I always try to reiterate to divers on my boats that the dive is not over until you are back in your seat. Then, it is safe to relax and talk about how the dive went.
 
Is the surface the most dangerous part of the dive? What do you think?


And big thank you for bringing this subject up for discussion!
👌👌👌👌👌👌👌👏👏👏👏👏👏👏👏❤️
 
+10

Divers view boats is happy-fun-places just like when they went out on the pond in dad’s 18 foot runabout.

What they don’t understand? They’re walking into an industrial environment fraught with mechanical dangers, pinchpoints, and cranky (due to hyper-vigilance & stress) dive masters.

The market audience looks at one incident on the Accidents and Incidents Forum (posted by Don) and they tend to lock into that one specific act that resulted in the injury… the problem is, in fact, with boating and marine environments- many things come together and exacerbate the end result.

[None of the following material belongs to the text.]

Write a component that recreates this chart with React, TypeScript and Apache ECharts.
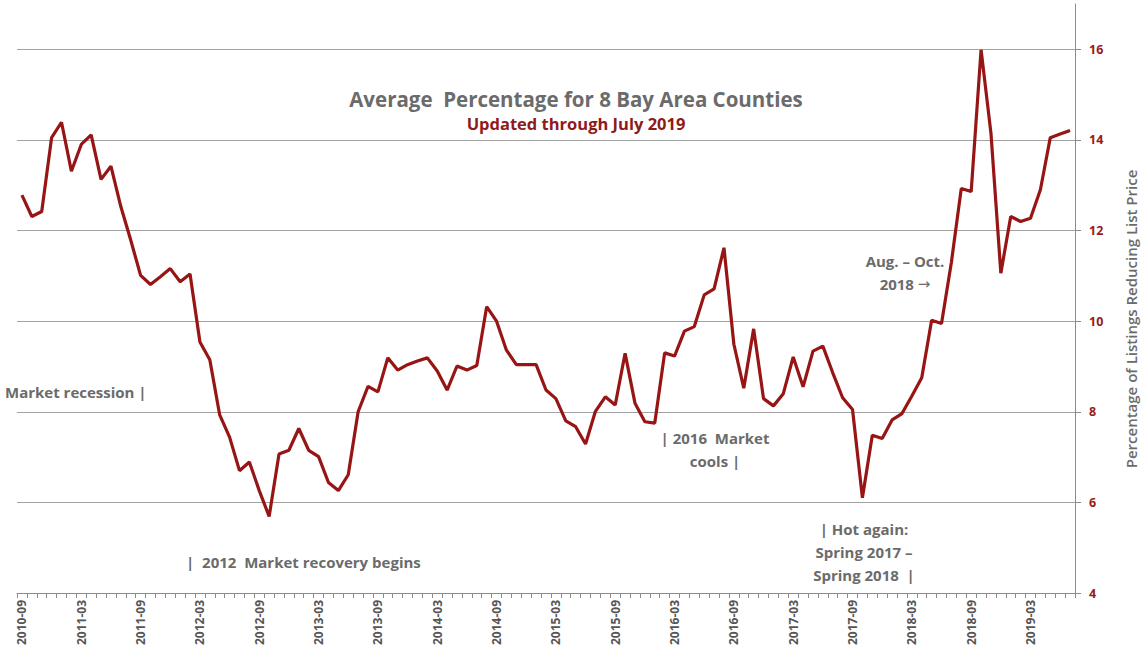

Usually no one thing causes the trauma.

A holistic view is the best preventative.

It’s a whole different world around a working boat and they just don’t understand this. You are either educated by military style indoctrination or years of exposure, trial, error, observation and analysis.
 
just my 50 cents: you can really help in most cases on the surface. A drowned or poisened diver has a very low chance of survival.

Due to surface rescue scenarios I prefer weight, that is (at least partly) ditchable at surface to stabilize and calm the victim. In the Padi Rescue course was mantioned, that ditching weight is mainly for solving surface problems - ditching underwater should be considered as last as possible.
 
All the above...and with a closed circuit rebreather it becomes even MORE dangerous due to the potential for hypoxia.